Chapter VI: “Écrasez l’Infâme” — Crusades Against Injustice

In his seventies, Voltaire turned from satire to crusade. He became Europe’s most famous defender of the wronged. When the Protestant merchant Jean Calas was tortured and executed on false charges of murdering his son, Voltaire investigated relentlessly. He exposed the bigotry behind the verdict and in 1763 published A Treatise on Tolerance, a blazing plea for religious freedom. Two years later, the case was overturned and the Calas family vindicated. It was an unprecedented triumph of reason over fanaticism.

Emboldened, Voltaire championed other victims — the Sirvens, the Chevalier de La Barre — anyone crushed by superstition or abuse of power. From his study at Ferney, he wrote thousands of letters, marshaled facts, and shamed the mighty. His motto — écrasez l’infâme! — “crush the infamous thing,” meaning ignorance and fanaticism — echoed through Europe.

He lived his creed. On his estate he built a chapel inscribed “Deo erexit Voltaire,” asserting that belief in God need not mean submission to the Church. He corresponded with Catherine the Great of Russia, advised reformers across the continent, and gave shelter to exiles. Peasants called him Papa Voltaire. To travelers he seemed a white-haired sage, thin as parchment, eyes alive with mischief. His laughter could still slice through hypocrisy like a sword.

By the 1770s, the French government’s hostility had cooled; the tide of Enlightenment was irresistible. When Tancrède was performed in Paris to acclaim, even his foes applauded. The age had caught up with him. He had become not just a writer but a moral institution — a symbol of conscience itself.

Chapter VII: Triumph in Twilight

In 1778, after twenty-eight years away, Voltaire returned to Paris. He was 83, frail but radiant with energy. The city that had once burned his books now welcomed him like a conquering hero. Crowds thronged the streets to glimpse him; his carriage could barely pass.

At the premiere of his final play, Irène, the audience rose to its feet, interrupting the performance to hail him with thunderous applause. Actors crowned him with a laurel wreath. Tears streamed down his cheeks. “Long live Voltaire!” they shouted, over and over, as he bowed in humble joy. The man who had spent his youth in prison for his words now stood exalted by the people.
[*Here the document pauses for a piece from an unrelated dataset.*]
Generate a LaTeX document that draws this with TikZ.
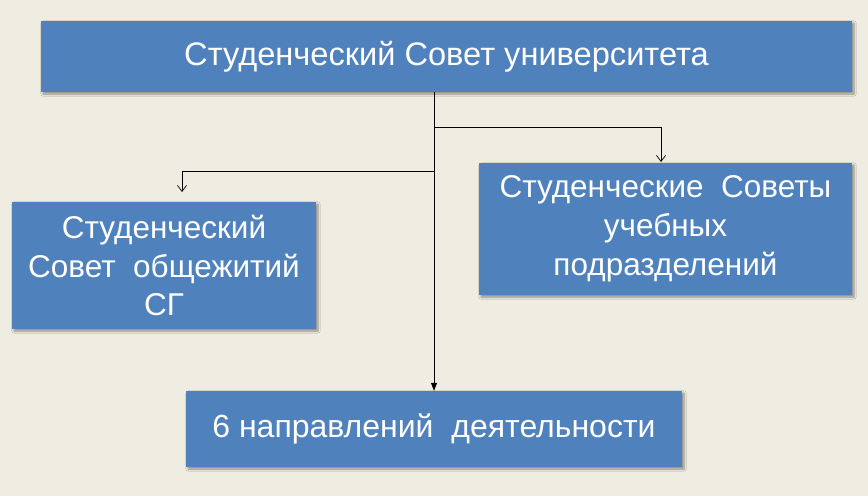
\documentclass[tikz,border=0pt]{standalone}
\usepackage{fontspec}
\setmainfont{Liberation Sans}
\usetikzlibrary{arrows.meta,shadows.blur}
\definecolor{bg}{HTML}{EFECE2}
\definecolor{boxblue}{HTML}{4F81BD}
\tikzset{
  box/.style={rectangle, fill=boxblue, text=white, align=center, inner sep=0pt,
    blur shadow={shadow xshift=2pt, shadow yshift=-2pt, shadow blur steps=6, shadow opacity=40}},
  conn/.style={draw=black, line width=0.8pt},
  openarr/.style={-{Straight Barb[length=6pt,width=9pt,line width=0.7pt]}},
  fillarr/.style={-{Triangle[length=8pt,width=6pt]}},
}
\begin{document}
\begin{tikzpicture}[x=1pt,y=-1pt]
\fill[bg] (0,0) rectangle (868,496);
\useasboundingbox (0,0) rectangle (868,496);
\node[box, minimum width=811pt, minimum height=71pt, font=\fontsize{32.6}{38}\selectfont] (top) at (446.5,56.5) {Студенческий Совет университета};
\node[box, minimum width=304pt, minimum height=127pt, font=\fontsize{31.5}{38.5}\selectfont, text depth=0pt] (left) at (164,265.5) {Студенческий\\Совет\ \ общежитий\\СГ};
\node[box, minimum width=373pt, minimum height=132pt, font=\fontsize{31.5}{39}\selectfont] (right) at (665.5,229) {\raisebox{-2pt}{\parbox{373pt}{\centering Студенческие\ \ Советы\\учебных\\подразделений}}};
\node[box, minimum width=496pt, minimum height=76pt, font=\fontsize{32}{38}\selectfont] (bot) at (434,429) {6 направлений\ \ деятельности};
\coordinate (jr) at (434,127);
\coordinate (jl) at (434,171);
\coordinate (ra) at (661,162);
\coordinate (la) at (182,192);
\draw[conn, fillarr] (top.south -| bot.north) -- (bot.north);
\draw[conn, openarr] (jr) -| (ra);
\draw[conn, openarr] (jl) -| (la);
\end{tikzpicture}
\end{document}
During those last months, his apartments overflowed with visitors. Philosophers, nobles, even Benjamin Franklin came to pay homage. When Franklin asked him to bless his grandson, Voltaire placed his frail hand on the boy’s head and whispered, “God and Liberty — the only blessings fit for man.” Paris could not get enough of him; every salon clamored for his presence. “I am suffocated by roses,” he joked. Yet his health was fading fast.

In late May, confined to bed, he joked with his doctor and refused to make peace with priests. When urged to renounce Satan, he murmured, “This is no time to make new enemies.” On May 30, 1778, Voltaire died quietly in his sleep. The Church refused him burial in consecrated ground, so friends smuggled his body by night to an abbey in Champagne. There he was laid to rest in secret — the restless spirit finally at peace.

But death could not silence him. Thirteen years later, in 1791, the Revolution carried his remains back to Paris in triumph. A million citizens lined the streets as his coffin passed, draped in laurels and banners proclaiming, “He gave the human mind a great impetus; he prepared us to become free.” The cortege entered the Panthéon to the music of drums and choirs. The man once imprisoned for his pen was now enshrined among France’s immortals.

Epilogue

Voltaire’s life was a long rebellion — against tyranny, superstition, and silence. He began as a prisoner and ended as a prophet. He believed reason could illuminate the darkest corners of the human heart, and he spent eighty years proving it. “To name Voltaire,” wrote Victor Hugo a century later, “is to characterize the entire eighteenth century.”

He had wielded his pen like a sword and his laughter like a torch, burning away falsehoods while lighting the path to freedom. And even now, across the centuries, the echo of his command endures: écrasez l’infâme ! — crush the infamous thing.